– Увы.
На этом дружба народов закончилась за неимением общего языка. С ним в Израиле всегда непросто. С одной стороны, тебя понимают больше, чем хотелось бы, – когда ляпнешь что-нибудь, категорически не предназначенное для чужих русских ушей. С другой – иврит, внушающий, как и положено, священный трепет. Слушая, как на нем болтают по телефону, я думал о том, что на этом же языке говорили первосвященники и цари, скажем, Давид с Соломоном.
– Они бы, – спросил я свою многознающую спутницу, – поняли, о чем говорят на улице?
– Смотря какой; в Тель-Авиве вряд ли, в Иерусалиме наверняка, там чаще говорят о религии, правда, нередко на идиш.
Двоевластие столиц – обычное дело: Москва и Петербург, Рим и Милан, Мадрид и Барселона, Токио и Киото, Вашингтон и Нью-Йорк. Но в Израиле отличия особенно разительны.

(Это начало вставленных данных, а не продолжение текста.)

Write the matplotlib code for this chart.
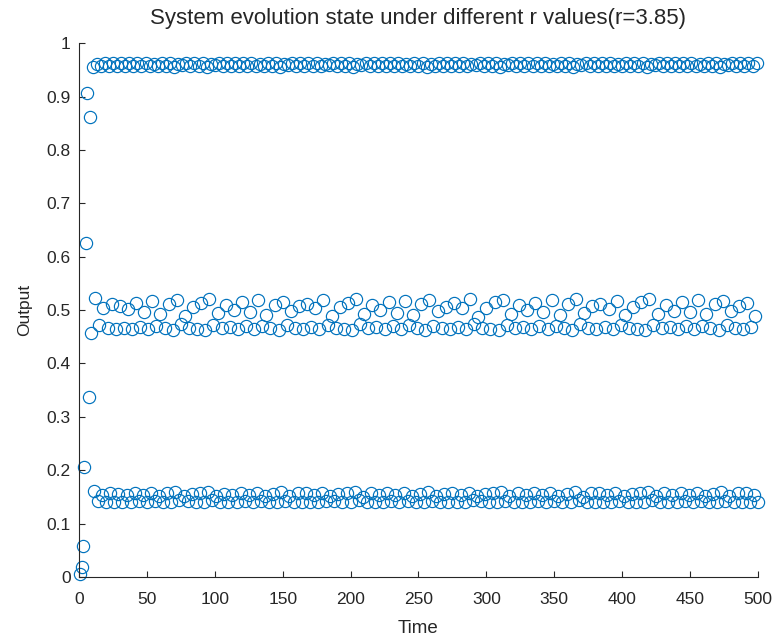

Тель-Авив тянется вдоль моря, как мечта курортника. Словно Рио-де-Жанейро, город жизнерадостно приник к пляжу. Чтобы вникнуть в его природу, я прошел все 14 километров легкомысленного променада. По пути мне встретились сёрферы, дельтапланеристы, пловцы, смуглые футболисты, ласковые собаки и охотившийся на воробья кот, которого, как всех их тут, звали чудны́м словом “хатуль”. Кроме него, вроде бы никто не работал. Но, наверное, я не прав, ибо все дела теперь вершат без отрыва от досуга с помощью мобильного телефона, который тут встречается чаще кипы.
Экзотической эту расслабленную толпу делали лишь частые вкрапления солдат в форме. Казалось, все солдатки красавицы, все солдаты – в очках. Стереотипы мешали рассмотреть реальность, но она мне все равно нравилась. Я нигде не встречал такой симпатичной армии. Как камни в часах, солдаты служили опорой для того ненормального, но привычного хода вещей, который в этих краях зовется жизнью.

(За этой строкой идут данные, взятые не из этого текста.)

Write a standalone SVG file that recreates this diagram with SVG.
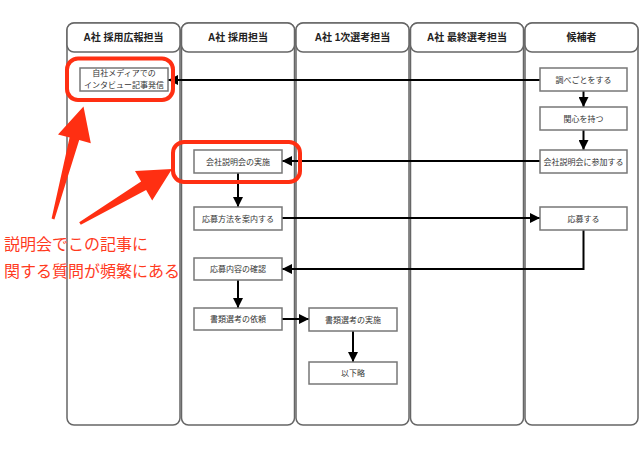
<svg xmlns="http://www.w3.org/2000/svg" width="640" height="449" viewBox="0 0 640 449">
<style>
.lane{fill:#fff;stroke:#666;stroke-width:1.5}
.hdr{fill:#fff;stroke:#666;stroke-width:1.5}
.ht{font-family:"Liberation Sans","Noto Sans CJK JP",sans-serif;font-size:10px;font-weight:bold;fill:#222;text-anchor:middle}
.box{fill:#fff;stroke:#777;stroke-width:1.5}
.nt{font-family:"Liberation Sans","Noto Sans CJK JP",sans-serif;font-size:8px;fill:#333;text-anchor:middle}
.edge{fill:none;stroke:#000;stroke-width:2;marker-end:url(#ah)}
.hl{fill:none;stroke:#ff2f12;stroke-width:4}
.ra{fill:#ff2f12}
.rt{font-family:"Liberation Sans","Noto Sans CJK JP",sans-serif;font-size:16px;fill:#ff3a1e}
</style>
<defs>
<marker id="ah" markerUnits="userSpaceOnUse" markerWidth="10" markerHeight="10" refX="10" refY="5" orient="auto">
<path d="M0,0 L10,5 L0,10 z" fill="#000"/>
</marker>
</defs>
<rect width="640" height="449" fill="#fff"/>
<g id="lanes">
<g id="lane1"><rect class="lane" x="67" y="23" width="113" height="402" rx="7"/><rect class="hdr" x="67" y="23" width="113" height="29" rx="7"/><text class="ht" x="123.5" y="41">A社 採用広報担当</text></g>
<g id="lane2"><rect class="lane" x="181.5" y="23" width="113" height="402" rx="7"/><rect class="hdr" x="181.5" y="23" width="113" height="29" rx="7"/><text class="ht" x="238" y="41">A社 採用担当</text></g>
<g id="lane3"><rect class="lane" x="296" y="23" width="113" height="402" rx="7"/><rect class="hdr" x="296" y="23" width="113" height="29" rx="7"/><text class="ht" x="352.5" y="41">A社 1次選考担当</text></g>
<g id="lane4"><rect class="lane" x="410.5" y="23" width="113" height="402" rx="7"/><rect class="hdr" x="410.5" y="23" width="113" height="29" rx="7"/><text class="ht" x="467" y="41">A社 最終選考担当</text></g>
<g id="lane5"><rect class="lane" x="525" y="23" width="113" height="402" rx="7"/><rect class="hdr" x="525" y="23" width="113" height="29" rx="7"/><text class="ht" x="581.5" y="41">候補者</text></g>
</g>
<g id="connectors">
<path class="edge" d="M540,80 L168,80"/>
<path class="edge" d="M583.5,91 L583.5,107"/>
<path class="edge" d="M583.5,130 L583.5,150"/>
<path class="edge" d="M540,161 L282,161"/>
<path class="edge" d="M238,173 L238,207"/>
<path class="edge" d="M282,218 L540,218"/>
<path class="edge" d="M583.5,230 L583.5,269 L282,269"/>
<path class="edge" d="M238,280 L238,308"/>
<path class="edge" d="M282,319 L309,319"/>
<path class="edge" d="M353,331 L353,362"/>
</g>
<g id="n1"><rect class="box" x="80" y="68" width="88" height="23"/><text class="nt" x="124" y="75.5">自社メディアでの</text><text class="nt" x="124" y="87.5">インタビュー記事発信</text></g>
<g id="n2"><rect class="box" x="194" y="150" width="88" height="23"/><text class="nt" x="238" y="164.5">会社説明会の実施</text></g>
<g id="n3"><rect class="box" x="540" y="68" width="87" height="23"/><text class="nt" x="583.5" y="82.5">調べごとをする</text></g>
<g id="n4"><rect class="box" x="540" y="107" width="87" height="23"/><text class="nt" x="583.5" y="121.5">関心を持つ</text></g>
<g id="n5"><rect class="box" x="540" y="150" width="87" height="23"/><text class="nt" x="583.5" y="164.5">会社説明会に参加する</text></g>
<g id="n6"><rect class="box" x="194" y="207" width="88" height="23"/><text class="nt" x="238" y="221.5">応募方法を案内する</text></g>
<g id="n7"><rect class="box" x="540" y="207" width="87" height="23"/><text class="nt" x="583.5" y="221.5">応募する</text></g>
<g id="n8"><rect class="box" x="194" y="258" width="88" height="22"/><text class="nt" x="238" y="272">応募内容の確認</text></g>
<g id="n9"><rect class="box" x="194" y="308" width="88" height="22"/><text class="nt" x="238" y="322">書類選考の依頼</text></g>
<g id="n10"><rect class="box" x="309" y="308" width="88" height="23"/><text class="nt" x="353" y="322.5">書類選考の実施</text></g>
<g id="n11"><rect class="box" x="309" y="362" width="88" height="22"/><text class="nt" x="353" y="376">以下略</text></g>
<g id="annotation">
<rect class="hl" x="67" y="58.5" width="106" height="41.5" rx="11"/>
<rect class="hl" x="173" y="142" width="127" height="40" rx="11"/>
<polygon class="ra" points="51.6,218.6 69.6,137.5 58,134.4 83.5,106.5 90.8,143.2 79.2,140.1 54.4,219.4"/>
<polygon class="ra" points="79.2,222.2 141.1,181.4 135,171 172,169 152.2,200.4 146.1,190 80.8,224.8"/>
<text class="rt" x="4" y="250">説明会でこの記事に</text>
<text class="rt" x="4" y="277">関する質問が頻繁にある</text>
</g>
</svg>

– Ты удивляешься, – сказал мне старожил, – потому что не понимаешь простых вещей. Местные – не евреи, во всяком случае, в твоем понимании. Это не гонимые интеллектуалы, про них рассказывают другие анекдоты, они не входят в тайный клуб отверженных, не понимают фаршированную рыбу, не поют песен сестер Берри и не тоскуют по Европе.
– Кто же тогда населяет Израиль?
– Израильтяне, библейский народ.
– А как он выглядел?
– Как израильтяне. Воинственное племя, выходцы из которого часто сражались наемниками в древних битвах.
– А сейчас?
– Рыцарский орден, где иерархия строится на армейском статусе, от которого зависит все: место в стае, деловые связи, карьера, будущее. Армия приучает к риску и предприимчивости, что равно важно для войны и бизнеса. У нас больше всего стартапов на душу населения. Особенно сейчас, когда с прежней элитой – летчиками и моряками – конкурирует математическая рота.
– Ботаники?
– Вроде того: часть 8/200, компьютерная разведка.

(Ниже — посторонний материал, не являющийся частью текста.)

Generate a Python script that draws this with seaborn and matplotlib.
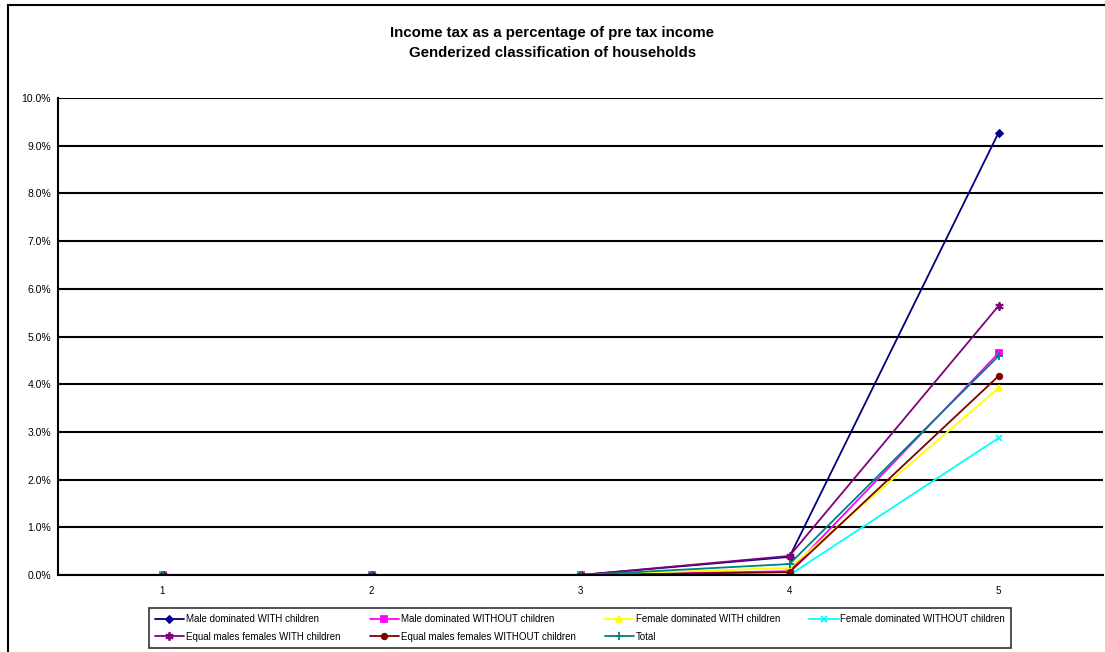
import pandas as pd
import numpy as np
import matplotlib
matplotlib.use("Agg")
import matplotlib.pyplot as plt
import matplotlib.ticker as mticker
from matplotlib.patches import Rectangle
import seaborn as sns

# quintiles
quintiles = [1, 2, 3, 4, 5]

# income tax as % of pre tax income
male_with = [0.0, 0.0, 0.0, 0.38, 9.27]
male_without = [0.0, 0.0, 0.0, 0.08, 4.65]
female_with = [0.0, 0.0, 0.0, 0.15, 3.92]
female_without = [0.0, 0.0, 0.0, 0.0, 2.87]
equal_with = [0.0, 0.0, 0.0, 0.40, 5.64]
equal_without = [0.0, 0.0, 0.0, 0.06, 4.17]
total = [0.0, 0.0, 0.0, 0.23, 4.59]

names = ["Male dominated WITH children", "Male dominated WITHOUT children",
         "Female dominated WITH children", "Female dominated WITHOUT children",
         "Equal males females WITH children", "Equal males females WITHOUT children",
         "Total"]
series = [male_with, male_without, female_with, female_without,
          equal_with, equal_without, total]

colors = ["#000080", "#FF00FF", "#FFFF00", "#00FFFF", "#800080", "#800000", "#008080"]
markers = ["D", "s", "^", "x", (6, 2, 0), "o", "+"]
msizes = [3.5, 5, 5, 5, 6, 4, 6]

rows = []
for n, s in zip(names, series):
    for q, v in zip(quintiles, s):
        rows.append({"quintile": q, "value": v / 100, "group": n})
df = pd.DataFrame(rows)

sns.set_style("white")
plt.rcParams['font.family'] = ['Liberation Sans', 'DejaVu Sans']
plt.rcParams['text.color'] = 'black'
plt.rcParams['xtick.color'] = 'black'
plt.rcParams['ytick.color'] = 'black'

fig = plt.figure(figsize=(11.05, 6.52), dpi=100)
# outer chart border
fig.patches.append(Rectangle((8 / 1105, -0.05), 1.2, 1 - 5 / 652 + 0.05,
                             transform=fig.transFigure, fill=False,
                             edgecolor="black", linewidth=1.5))
ax = fig.add_axes([58 / 1105, 1 - 575 / 652, (1103 - 58) / 1105, (575 - 98) / 652])

for n, c, m, ms in zip(names, colors, markers, msizes):
    sns.lineplot(data=df[df["group"] == n], x="quintile", y="value",
                 color=c, marker=m, markersize=ms, markeredgecolor=c,
                 markerfacecolor=c, markeredgewidth=1.3,
                 linewidth=1.3, ax=ax, label=n, legend=False)

ax.set_xlim(0.5, 5.5)
ax.set_ylim(0, 0.10)
ax.yaxis.set_major_locator(mticker.MultipleLocator(0.01))
ax.yaxis.set_major_formatter(mticker.PercentFormatter(1.0, decimals=1))
ax.set_xticks(quintiles)
ax.set_xticks(np.arange(0.5, 5.6, 1), minor=True)
ax.tick_params(axis="x", which="major", length=0, labelsize=7, pad=8)
ax.tick_params(axis="x", which="minor", length=4, width=1, direction="out", color="black")
ax.tick_params(axis="y", which="major", length=3, width=1, direction="out",
               color="black", labelsize=7.5, pad=2)
ax.yaxis.grid(True, color="black", linewidth=1.5)
ax.set_axisbelow(True)
ax.set_xlabel("")
ax.set_ylabel("")
for side in ["top", "right"]:
    ax.spines[side].set_visible(False)
ax.spines["left"].set_color("black")
ax.spines["left"].set_linewidth(1.5)
ax.spines["bottom"].set_color("black")
ax.spines["bottom"].set_linewidth(1.5)

fig.text(0.5, 1 - 33 / 652, "Income tax as a percentage of pre tax income",
         ha="center", va="center", fontsize=10.8, fontweight="bold")
fig.text(0.5, 1 - 53 / 652, "Genderized classification of households",
         ha="center", va="center", fontsize=10.8, fontweight="bold")

# legend filled row by row like the original
lines = ax.get_lines()[:len(names)]
order = [0, 4, 1, 5, 2, 6, 3]
leg = fig.legend([lines[i] for i in order], [names[i] for i in order],
                 loc="center", ncol=4,
                 bbox_to_anchor=(580 / 1105, 1 - 628 / 652),
                 fontsize=7, frameon=True, fancybox=False, edgecolor="black",
                 handlelength=3, columnspacing=3, handletextpad=0.2,
                 labelspacing=0.8, borderpad=0.6)
leg.get_frame().set_linewidth(1.2)

fig.savefig("out.png", dpi=100)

На этом разговор прервался – я рассматривал загорелого парня в гимнастерке. На спине, где висел автомат, она протерлась до дыр.
Издалека Тель-Авив с его обильными небоскребами (и в каждом – бомбоубежище) напоминает Манхэттен – город рвется к небу. Иерусалим – уже там; небо давит на него и сплющивает своей безмерной, неземной тяжестью.
– Трудный город? – пристал я к гиду.
– Плотный, заряженный и зараженный. Слыхали про иерусалимский синдром?